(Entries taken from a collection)
+--

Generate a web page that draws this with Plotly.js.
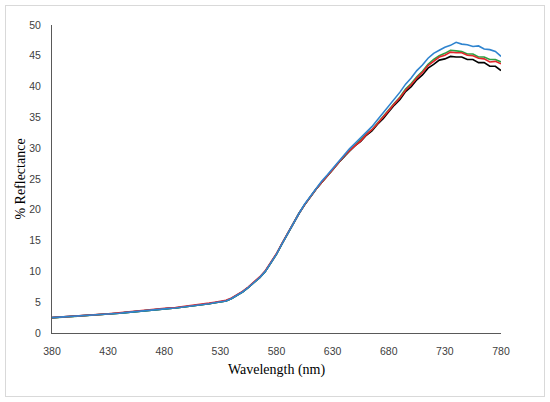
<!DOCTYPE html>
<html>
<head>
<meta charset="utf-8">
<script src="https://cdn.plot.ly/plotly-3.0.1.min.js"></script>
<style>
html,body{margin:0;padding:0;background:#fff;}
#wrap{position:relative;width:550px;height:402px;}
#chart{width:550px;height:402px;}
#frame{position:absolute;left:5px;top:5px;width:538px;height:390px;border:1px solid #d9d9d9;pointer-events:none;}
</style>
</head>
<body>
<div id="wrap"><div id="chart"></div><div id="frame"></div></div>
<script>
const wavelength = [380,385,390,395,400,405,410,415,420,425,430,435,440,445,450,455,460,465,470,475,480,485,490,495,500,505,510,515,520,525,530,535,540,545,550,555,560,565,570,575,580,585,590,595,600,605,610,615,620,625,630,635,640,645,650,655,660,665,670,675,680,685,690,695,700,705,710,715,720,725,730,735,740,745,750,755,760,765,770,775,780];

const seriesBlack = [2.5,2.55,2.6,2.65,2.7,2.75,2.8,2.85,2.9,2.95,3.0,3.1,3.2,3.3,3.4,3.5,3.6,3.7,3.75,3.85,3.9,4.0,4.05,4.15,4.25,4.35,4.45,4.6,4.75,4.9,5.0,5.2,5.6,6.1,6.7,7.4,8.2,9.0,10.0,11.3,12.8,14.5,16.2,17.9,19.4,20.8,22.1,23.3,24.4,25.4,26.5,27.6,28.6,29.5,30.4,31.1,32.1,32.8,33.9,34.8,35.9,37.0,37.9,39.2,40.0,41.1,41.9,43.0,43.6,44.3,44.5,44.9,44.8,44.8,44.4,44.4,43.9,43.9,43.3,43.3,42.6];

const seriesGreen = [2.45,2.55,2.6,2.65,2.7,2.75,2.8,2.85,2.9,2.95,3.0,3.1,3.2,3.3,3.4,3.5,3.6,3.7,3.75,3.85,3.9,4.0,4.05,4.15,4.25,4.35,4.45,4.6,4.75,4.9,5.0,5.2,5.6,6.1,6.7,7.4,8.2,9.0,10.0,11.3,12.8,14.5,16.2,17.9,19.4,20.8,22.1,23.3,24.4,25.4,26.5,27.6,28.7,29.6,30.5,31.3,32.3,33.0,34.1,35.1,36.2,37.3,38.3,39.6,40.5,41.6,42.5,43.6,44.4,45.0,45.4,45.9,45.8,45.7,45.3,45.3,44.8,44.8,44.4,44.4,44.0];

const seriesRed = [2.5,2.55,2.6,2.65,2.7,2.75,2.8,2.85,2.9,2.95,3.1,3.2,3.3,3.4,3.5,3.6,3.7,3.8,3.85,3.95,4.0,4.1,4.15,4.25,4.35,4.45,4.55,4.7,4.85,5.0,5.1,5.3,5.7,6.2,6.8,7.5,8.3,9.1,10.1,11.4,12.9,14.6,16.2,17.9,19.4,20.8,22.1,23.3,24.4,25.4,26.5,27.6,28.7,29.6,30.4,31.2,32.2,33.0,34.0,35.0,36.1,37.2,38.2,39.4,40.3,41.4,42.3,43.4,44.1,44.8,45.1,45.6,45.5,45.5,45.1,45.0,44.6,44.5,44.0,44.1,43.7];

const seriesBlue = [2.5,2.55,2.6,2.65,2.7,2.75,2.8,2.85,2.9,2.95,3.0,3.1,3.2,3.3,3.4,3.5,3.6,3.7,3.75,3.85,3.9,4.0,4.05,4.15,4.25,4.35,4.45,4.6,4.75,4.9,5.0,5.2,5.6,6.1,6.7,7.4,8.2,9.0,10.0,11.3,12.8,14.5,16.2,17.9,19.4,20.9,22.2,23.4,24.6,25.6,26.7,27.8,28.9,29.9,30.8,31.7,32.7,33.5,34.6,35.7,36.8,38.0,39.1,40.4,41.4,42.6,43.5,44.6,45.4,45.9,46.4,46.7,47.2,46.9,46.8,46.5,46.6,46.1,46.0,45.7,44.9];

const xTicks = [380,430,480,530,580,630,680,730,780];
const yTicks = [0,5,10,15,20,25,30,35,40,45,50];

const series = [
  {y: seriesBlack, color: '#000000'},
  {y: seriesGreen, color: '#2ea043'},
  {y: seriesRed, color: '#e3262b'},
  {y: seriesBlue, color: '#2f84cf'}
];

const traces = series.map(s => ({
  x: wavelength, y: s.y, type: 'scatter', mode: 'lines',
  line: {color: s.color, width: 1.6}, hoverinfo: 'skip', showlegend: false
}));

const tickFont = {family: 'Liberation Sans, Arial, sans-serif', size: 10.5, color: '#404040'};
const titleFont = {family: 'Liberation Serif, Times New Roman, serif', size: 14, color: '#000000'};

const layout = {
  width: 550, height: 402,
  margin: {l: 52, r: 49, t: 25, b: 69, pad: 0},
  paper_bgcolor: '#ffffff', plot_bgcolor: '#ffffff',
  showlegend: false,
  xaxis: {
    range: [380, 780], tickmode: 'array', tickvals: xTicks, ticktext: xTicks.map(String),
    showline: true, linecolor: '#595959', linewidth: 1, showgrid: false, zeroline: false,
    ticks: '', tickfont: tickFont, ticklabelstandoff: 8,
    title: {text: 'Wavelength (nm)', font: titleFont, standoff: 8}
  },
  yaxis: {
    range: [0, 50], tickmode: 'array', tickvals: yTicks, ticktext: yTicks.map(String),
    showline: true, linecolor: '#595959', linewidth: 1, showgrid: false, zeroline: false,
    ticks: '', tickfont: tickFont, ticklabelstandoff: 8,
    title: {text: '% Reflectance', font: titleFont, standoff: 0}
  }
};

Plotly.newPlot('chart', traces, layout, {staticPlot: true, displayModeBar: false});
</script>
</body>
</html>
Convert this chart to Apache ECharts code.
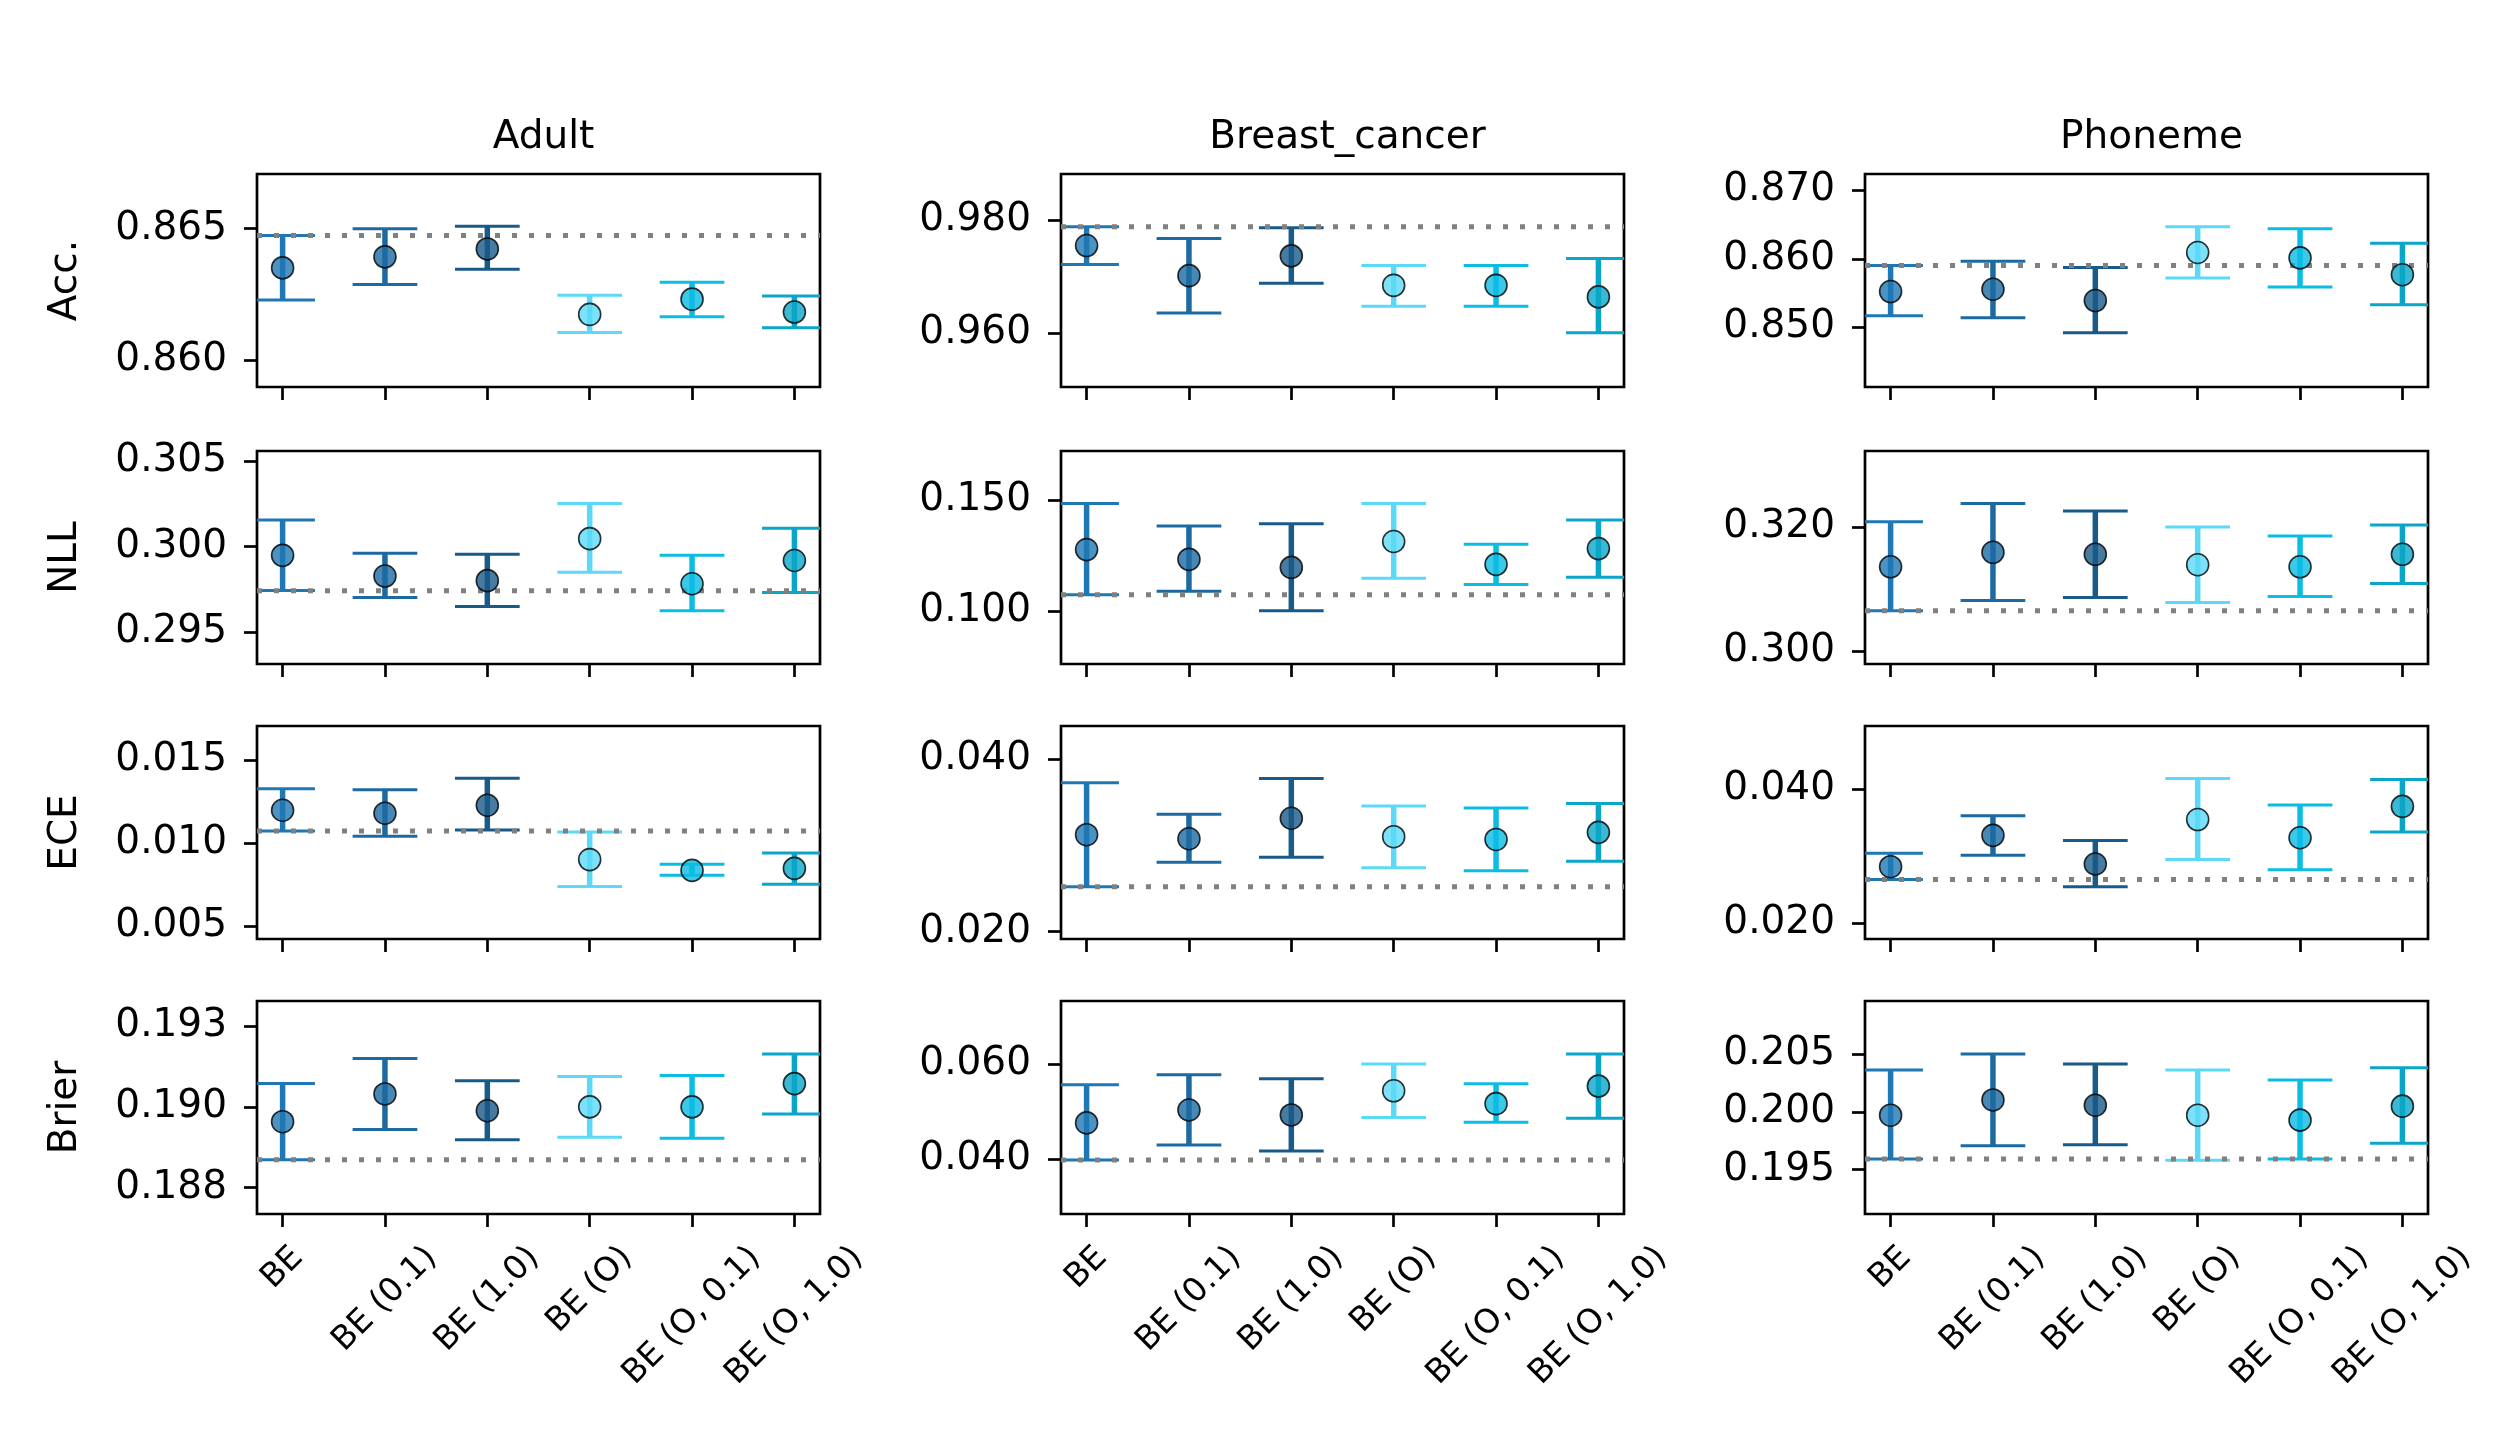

+--

EXERCISE: In your copy of the records, include no pictures; repeat everything else exactly.

PROBLEM SOLUTION:
Generate a web page that draws this with Plotly.js.
<!DOCTYPE html>
<html>
<head>
<meta charset="utf-8">
<script src="https://cdn.plot.ly/plotly-3.0.1.min.js"></script>
<style>
html,body{margin:0;padding:0;background:#fff;}
#wrap{position:relative;width:550px;height:402px;}
#chart{width:550px;height:402px;}
#frame{position:absolute;left:5px;top:5px;width:538px;height:390px;border:1px solid #d9d9d9;pointer-events:none;}
</style>
</head>
<body>
<div id="wrap"><div id="chart"></div><div id="frame"></div></div>
<script>
const wavelength = [380,385,390,395,400,405,410,415,420,425,430,435,440,445,450,455,460,465,470,475,480,485,490,495,500,505,510,515,520,525,530,535,540,545,550,555,560,565,570,575,580,585,590,595,600,605,610,615,620,625,630,635,640,645,650,655,660,665,670,675,680,685,690,695,700,705,710,715,720,725,730,735,740,745,750,755,760,765,770,775,780];

const seriesBlack = [2.5,2.55,2.6,2.65,2.7,2.75,2.8,2.85,2.9,2.95,3.0,3.1,3.2,3.3,3.4,3.5,3.6,3.7,3.75,3.85,3.9,4.0,4.05,4.15,4.25,4.35,4.45,4.6,4.75,4.9,5.0,5.2,5.6,6.1,6.7,7.4,8.2,9.0,10.0,11.3,12.8,14.5,16.2,17.9,19.4,20.8,22.1,23.3,24.4,25.4,26.5,27.6,28.6,29.5,30.4,31.1,32.1,32.8,33.9,34.8,35.9,37.0,37.9,39.2,40.0,41.1,41.9,43.0,43.6,44.3,44.5,44.9,44.8,44.8,44.4,44.4,43.9,43.9,43.3,43.3,42.6];

const seriesGreen = [2.45,2.55,2.6,2.65,2.7,2.75,2.8,2.85,2.9,2.95,3.0,3.1,3.2,3.3,3.4,3.5,3.6,3.7,3.75,3.85,3.9,4.0,4.05,4.15,4.25,4.35,4.45,4.6,4.75,4.9,5.0,5.2,5.6,6.1,6.7,7.4,8.2,9.0,10.0,11.3,12.8,14.5,16.2,17.9,19.4,20.8,22.1,23.3,24.4,25.4,26.5,27.6,28.7,29.6,30.5,31.3,32.3,33.0,34.1,35.1,36.2,37.3,38.3,39.6,40.5,41.6,42.5,43.6,44.4,45.0,45.4,45.9,45.8,45.7,45.3,45.3,44.8,44.8,44.4,44.4,44.0];

const seriesRed = [2.5,2.55,2.6,2.65,2.7,2.75,2.8,2.85,2.9,2.95,3.1,3.2,3.3,3.4,3.5,3.6,3.7,3.8,3.85,3.95,4.0,4.1,4.15,4.25,4.35,4.45,4.55,4.7,4.85,5.0,5.1,5.3,5.7,6.2,6.8,7.5,8.3,9.1,10.1,11.4,12.9,14.6,16.2,17.9,19.4,20.8,22.1,23.3,24.4,25.4,26.5,27.6,28.7,29.6,30.4,31.2,32.2,33.0,34.0,35.0,36.1,37.2,38.2,39.4,40.3,41.4,42.3,43.4,44.1,44.8,45.1,45.6,45.5,45.5,45.1,45.0,44.6,44.5,44.0,44.1,43.7];

const seriesBlue = [2.5,2.55,2.6,2.65,2.7,2.75,2.8,2.85,2.9,2.95,3.0,3.1,3.2,3.3,3.4,3.5,3.6,3.7,3.75,3.85,3.9,4.0,4.05,4.15,4.25,4.35,4.45,4.6,4.75,4.9,5.0,5.2,5.6,6.1,6.7,7.4,8.2,9.0,10.0,11.3,12.8,14.5,16.2,17.9,19.4,20.9,22.2,23.4,24.6,25.6,26.7,27.8,28.9,29.9,30.8,31.7,32.7,33.5,34.6,35.7,36.8,38.0,39.1,40.4,41.4,42.6,43.5,44.6,45.4,45.9,46.4,46.7,47.2,46.9,46.8,46.5,46.6,46.1,46.0,45.7,44.9];

const xTicks = [380,430,480,530,580,630,680,730,780];
const yTicks = [0,5,10,15,20,25,30,35,40,45,50];

const series = [
  {y: seriesBlack, color: '#000000'},
  {y: seriesGreen, color: '#2ea043'},
  {y: seriesRed, color: '#e3262b'},
  {y: seriesBlue, color: '#2f84cf'}
];

const traces = series.map(s => ({
  x: wavelength, y: s.y, type: 'scatter', mode: 'lines',
  line: {color: s.color, width: 1.6}, hoverinfo: 'skip', showlegend: false
}));

const tickFont = {family: 'Liberation Sans, Arial, sans-serif', size: 10.5, color: '#404040'};
const titleFont = {family: 'Liberation Serif, Times New Roman, serif', size: 14, color: '#000000'};

const layout = {
  width: 550, height: 402,
  margin: {l: 52, r: 49, t: 25, b: 69, pad: 0},
  paper_bgcolor: '#ffffff', plot_bgcolor: '#ffffff',
  showlegend: false,
  xaxis: {
    range: [380, 780], tickmode: 'array', tickvals: xTicks, ticktext: xTicks.map(String),
    showline: true, linecolor: '#595959', linewidth: 1, showgrid: false, zeroline: false,
    ticks: '', tickfont: tickFont, ticklabelstandoff: 8,
    title: {text: 'Wavelength (nm)', font: titleFont, standoff: 8}
  },
  yaxis: {
    range: [0, 50], tickmode: 'array', tickvals: yTicks, ticktext: yTicks.map(String),
    showline: true, linecolor: '#595959', linewidth: 1, showgrid: false, zeroline: false,
    ticks: '', tickfont: tickFont, ticklabelstandoff: 8,
    title: {text: '% Reflectance', font: titleFont, standoff: 0}
  }
};

Plotly.newPlot('chart', traces, layout, {staticPlot: true, displayModeBar: false});
</script>
</body>
</html>
Convert this chart to Apache ECharts code.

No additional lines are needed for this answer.